Profile Image for Melissa (PAGEFIFTYFIVE and Bookishfolk).
233 reviews62 followers
March 19, 2019
3.5 stars (rounded up)

This book had a lot going on and it took me a few days to sort through all of my feelings before I could actually write anything down. First things first, I was ecstatic to find a book that depicts a lesbian relationship without a man involved as a part of the main plot AND, that doesn't revolve the character's coming out story. I'm not against a good coming out story (we all had to come out at one point or another and it's usually not easy, has a story behind it and deserves to be told). BUT...I'm quite a bit past that point in my life and it's so refreshing to just see queer characters living their authentic lives like the rest of society (fictional or not) does.

My second thought was that this book is a journey and in order to enjoy it, you need to be down for the ride. When I first heard about this book, I thought I was going to read about a pretty straight forward (no pun intended) lesbian romance, and although romance is not a genre I usually lean toward, I was in for a lesbian romance because we don't see those very often in literature. So I picked it up and oof...I was happily mistaken. The romance that takes place is a relatively short part of the story and seems to only be there to act as the catalyst. It's really there for each woman to individually explore themselves, their place in life, their faith, their family, their goals, aspirations and their fears. It's really a sweeping observation of what it's like to be a queer in your 20's, just trying to figure out all the things in life. It's quite a journey and as long as you're in for that, you'll love this book.

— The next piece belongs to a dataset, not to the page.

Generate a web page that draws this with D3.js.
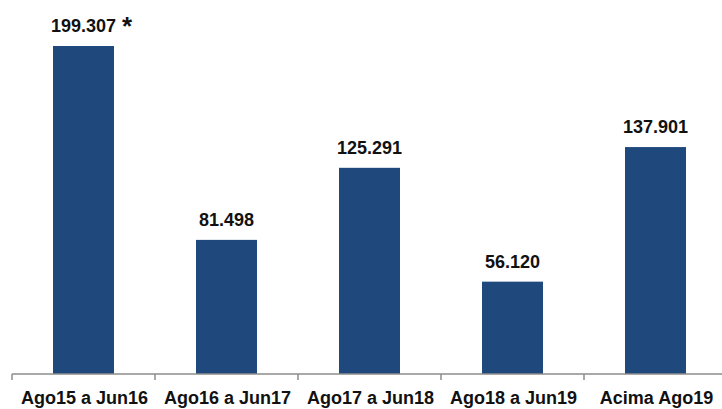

If I'm being honest, my main caveat with this book was that it was was sometimes hard to decipher between the two main characters, Willa and Hesper. I say this with caution, because I despise when people tell my wife and I that we look alike (we literally don't look alike at all). Or they say that can't tell the difference between out voices on the phone. Or they ask us if we are sisters. Here's a little PSA-don't do that to lesbian couples. Like, ever. It's degrading and rude. BUT...this is fiction, so I will say this with a grain of salt. It's not because it is two women that I couldn't tell decipher these characters (although I will say that writing lesbian relationships-this is another challenge that we face). But...giving these characters more unique, and individual voices would have been a bit better for me as a reader and lead to a lot less confusion overall. I found myself flipping back quite a bit to figure out which one was which.

Besides that little caveat, I thoroughly enjoyed this book and am really looking forward to seeing what else Feltman has to offer us! <>.
Profile Image for Sarah.
48 reviews2 followers
February 14, 2019
I really wanted to love this book. The cover art is gorgeous and the beginning of the book was spellbinding. But then it descended into a cliched mess of hipster references, and variations of twee madness. The two voices of the narrative did not seem separate or unique to each character. Actions happened too quickly, and characters reacted in strange ways that didn't make sense (to me at least). (Specifically, I am referencing the forest scene, Willa's decision to remain in Berlin, Hesper's reluctance to translate the letters, etc.)

I think the book needs editing--more Kill Your Darlings, please. It also needed some emotional resonance. I did not feel affected by any of the "emotional" moments. The breakup scene is not described--it is referenced. The forest scene is confusing and powerless, when it should have been devastating.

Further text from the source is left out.